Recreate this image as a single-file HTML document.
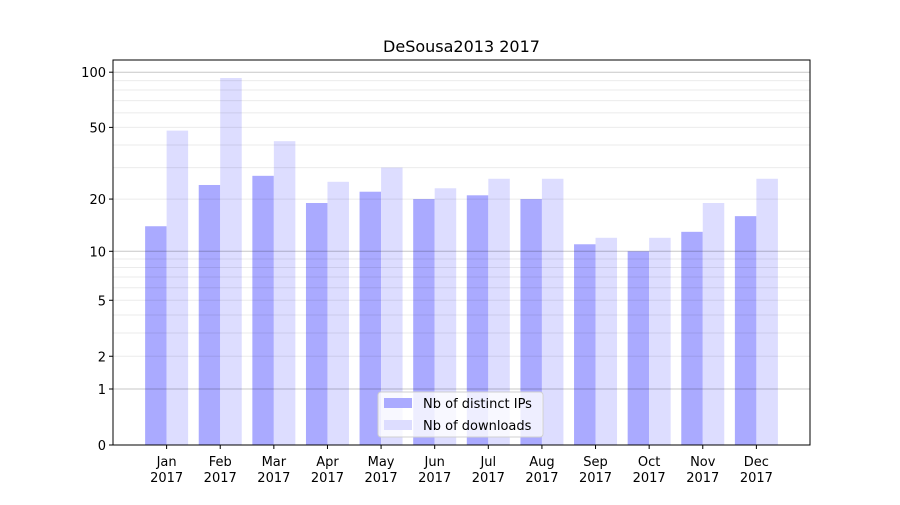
<!DOCTYPE html>
<html><head><meta charset="utf-8"><style>
body{margin:0;background:#fff;font-family:"Liberation Sans","DejaVu Sans",sans-serif;}
svg text{font-family:"DejaVu Sans","Liberation Sans",sans-serif;}
</style></head><body>
<svg id="chart" width="900" height="500" xmlns="http://www.w3.org/2000/svg"></svg>
<script>
const months = ["Jan","Feb","Mar","Apr","May","Jun","Jul","Aug","Sep","Oct","Nov","Dec"];
const ipsValues = [14,24,27,19,22,20,21,20,11,10,13,16];
const downloadValues = [48,93,42,25,30,23,26,26,12,12,19,26];
const tickValues = [0,1,2,5,10,20,50,100];
const tickLabels = ["0","1","2","5","10","20","50","100"];
const minorValues = [2,3,4,5,6,7,8,9,20,30,40,50,60,70,80,90];

const L=113,R=810,T=60,B=445;
const NS="http://www.w3.org/2000/svg";
const svg=document.getElementById('chart');
function y(v){return B-186*Math.log10(v+1);}
function xc(i){return L+(i+1)*(R-L)/13;}
const bw=21.5;
function mk(tag,attrs,parent){const e=document.createElementNS(NS,tag);for(const k in attrs)e.setAttribute(k,attrs[k]);(parent||svg).appendChild(e);return e;}

// bars
months.forEach((m,i)=>{
  const c=xc(i);
  const b1=mk('rect',{x:c-bw,y:y(ipsValues[i]),width:bw,height:B-y(ipsValues[i]),fill:'#aaaaff'});
  
  
  const b2=mk('rect',{x:c,y:y(downloadValues[i]),width:bw,height:B-y(downloadValues[i]),fill:'#ddddff'});
  
  
  mk('line',{x1:c,x2:c,y1:B,y2:B+4,stroke:'#000'});
  const t=mk('text',{x:c,y:B+21,'text-anchor':'middle','font-size':13});
  t.textContent=m;
  
  
  const t2=mk('text',{x:c,y:B+37,'text-anchor':'middle','font-size':13});
  t2.textContent='2017';
  
  
});

// grid (on top of bars, translucent)
minorValues.forEach(v=>{const l=mk('line',{x1:L,x2:R,y1:y(v),y2:y(v),stroke:'#000','stroke-opacity':0.08,'stroke-width':1});

});
[1,10,100].forEach(v=>{const l=mk('line',{x1:L,x2:R,y1:y(v),y2:y(v),stroke:'#000','stroke-opacity':0.22,'stroke-width':1});

});

// y ticks
tickValues.forEach((v,i)=>{
  mk('line',{x1:L-4,x2:L,y1:y(v),y2:y(v),stroke:'#000'});
  const t=mk('text',{x:L-7,y:y(v)+5,'text-anchor':'end','font-size':13});
  t.textContent=tickLabels[i];
  
  
});

const frame=mk('rect',{x:L,y:T,width:R-L,height:B-T,fill:'none',stroke:'#000','stroke-width':1});



const title=mk('text',{x:(L+R)/2,y:52,'text-anchor':'middle','font-size':16});
title.textContent='DeSousa2013 2017';



// legend
const lg=mk('g',{});


mk('rect',{x:378,y:392,width:165,height:45,rx:3,fill:'#fff','fill-opacity':0.8,stroke:'#d0d0d0'},lg);
mk('rect',{x:384,y:398,width:28,height:10,fill:'#aaaaff'},lg);
mk('rect',{x:384,y:420,width:28,height:10,fill:'#ddddff'},lg);
const l1=mk('text',{x:423,y:408,'font-size':13},lg);l1.textContent='Nb of distinct IPs';


const l2=mk('text',{x:423,y:430,'font-size':13},lg);l2.textContent='Nb of downloads';


</script>
</body></html>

__________

Each line of the material must be retyped exactly, except that images are omitted.

Answer for the task
Recreate this image as a single-file HTML document.
<!DOCTYPE html>
<html><head><meta charset="utf-8"><style>
body{margin:0;background:#fff;font-family:"Liberation Sans","DejaVu Sans",sans-serif;}
svg text{font-family:"DejaVu Sans","Liberation Sans",sans-serif;}
</style></head><body>
<svg id="chart" width="900" height="500" xmlns="http://www.w3.org/2000/svg"></svg>
<script>
const months = ["Jan","Feb","Mar","Apr","May","Jun","Jul","Aug","Sep","Oct","Nov","Dec"];
const ipsValues = [14,24,27,19,22,20,21,20,11,10,13,16];
const downloadValues = [48,93,42,25,30,23,26,26,12,12,19,26];
const tickValues = [0,1,2,5,10,20,50,100];
const tickLabels = ["0","1","2","5","10","20","50","100"];
const minorValues = [2,3,4,5,6,7,8,9,20,30,40,50,60,70,80,90];

const L=113,R=810,T=60,B=445;
const NS="http://www.w3.org/2000/svg";
const svg=document.getElementById('chart');
function y(v){return B-186*Math.log10(v+1);}
function xc(i){return L+(i+1)*(R-L)/13;}
const bw=21.5;
function mk(tag,attrs,parent){const e=document.createElementNS(NS,tag);for(const k in attrs)e.setAttribute(k,attrs[k]);(parent||svg).appendChild(e);return e;}

// bars
months.forEach((m,i)=>{
  const c=xc(i);
  const b1=mk('rect',{x:c-bw,y:y(ipsValues[i]),width:bw,height:B-y(ipsValues[i]),fill:'#aaaaff'});
  
  
  const b2=mk('rect',{x:c,y:y(downloadValues[i]),width:bw,height:B-y(downloadValues[i]),fill:'#ddddff'});
  
  
  mk('line',{x1:c,x2:c,y1:B,y2:B+4,stroke:'#000'});
  const t=mk('text',{x:c,y:B+21,'text-anchor':'middle','font-size':13});
  t.textContent=m;
  
  
  const t2=mk('text',{x:c,y:B+37,'text-anchor':'middle','font-size':13});
  t2.textContent='2017';
  
  
});

// grid (on top of bars, translucent)
minorValues.forEach(v=>{const l=mk('line',{x1:L,x2:R,y1:y(v),y2:y(v),stroke:'#000','stroke-opacity':0.08,'stroke-width':1});

});
[1,10,100].forEach(v=>{const l=mk('line',{x1:L,x2:R,y1:y(v),y2:y(v),stroke:'#000','stroke-opacity':0.22,'stroke-width':1});

});

// y ticks
tickValues.forEach((v,i)=>{
  mk('line',{x1:L-4,x2:L,y1:y(v),y2:y(v),stroke:'#000'});
  const t=mk('text',{x:L-7,y:y(v)+5,'text-anchor':'end','font-size':13});
  t.textContent=tickLabels[i];
  
  
});

const frame=mk('rect',{x:L,y:T,width:R-L,height:B-T,fill:'none',stroke:'#000','stroke-width':1});



const title=mk('text',{x:(L+R)/2,y:52,'text-anchor':'middle','font-size':16});
title.textContent='DeSousa2013 2017';



// legend
const lg=mk('g',{});


mk('rect',{x:378,y:392,width:165,height:45,rx:3,fill:'#fff','fill-opacity':0.8,stroke:'#d0d0d0'},lg);
mk('rect',{x:384,y:398,width:28,height:10,fill:'#aaaaff'},lg);
mk('rect',{x:384,y:420,width:28,height:10,fill:'#ddddff'},lg);
const l1=mk('text',{x:423,y:408,'font-size':13},lg);l1.textContent='Nb of distinct IPs';


const l2=mk('text',{x:423,y:430,'font-size':13},lg);l2.textContent='Nb of downloads';


</script>
</body></html>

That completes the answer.